Fiona Bruce MP explains why Government proposals to require registration
of ‘out-of-school education settings’ are disproportionate, will be
ineffective, pose a serious threat to free speech, and must be stopped
The Government
has announced plans which mean that many Sunday schools, youth clubs and other
young peoples’ groups will have to register with Ofsted and may be inspected to
see if their teaching fits with the Government’s ‘British Values’. This is
chilling, and makes a serious and concerning change in the relationship between
people of faith and the state; effectively, the state could be deciding what
Christians, and those of other religions, can and can’t teach, and what parts
of the Bible are ‘undesirable’ and can’t be taught to children.
This would wrong
– and I believe illegal, under the UK’s human rights obligations. In fact, I
think that checking if Christian beliefs match up with some Government list of
‘British Values’ is profoundly un-British! Freedom of speech, conscience and
belief have been preciously won in our country – and should be equally keenly
preserved.
This is all part
of the Government’s response to radical extremism. They are rightly concerned
about young people being radicalized, and encouraged to go off to fight in
Syria or even to commit atrocities in the UK. I completely support the
Government’s desire to take very strong action on this.
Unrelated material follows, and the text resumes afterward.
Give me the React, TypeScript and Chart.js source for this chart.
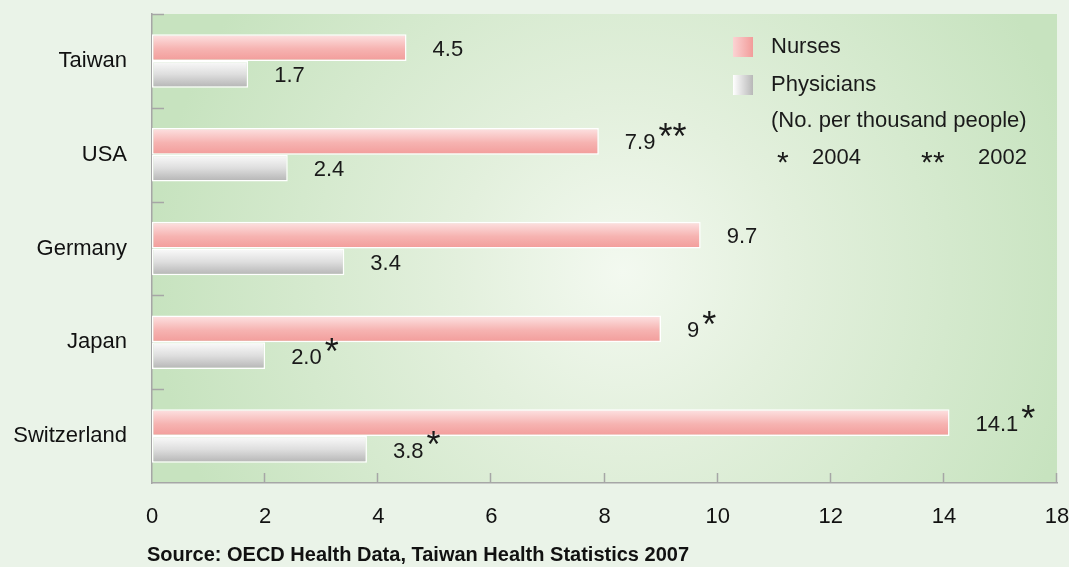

It is a matter of
safety for every one of us. But these proposals are a sledgehammer to crack a
nut. Anyone can see that putting Ofsted inspectors in a Sunday school and
marking Christian teaching against a list of values written by civil servants
isn’t going to help anyone be safer, but what it will do is marginalise, even
criminalise, people of good faith, and potentially inhibit free debate on key
issues such as marriage, creationism and even salvation. To top it all, the
very organisations the Government seeks to target – extremist groups – are
hardly going to voluntarily register with Ofsted and open themselves up for
inspection! At the same time, thousands of law-abiding, salt of the earth
groups doing positive work with young people could be involved in the
additional bureaucracy of registering – and many volunteers may be deterred
from continuing to volunteer at all.
The Government
needs to scrap these proposals and get on with the essential task, using its
already extensive powers, of supporting intelligence services in rooting out
extremist and terrorist groups.
MPs are starting
to understand the seriousness of this. Recently, a packed debate in Parliament
saw MPs from four different parties united in opposition to the Government’s
proposals. Please write to your MP objecting to the proposals and asking that
they be abandoned – it could make a huge difference.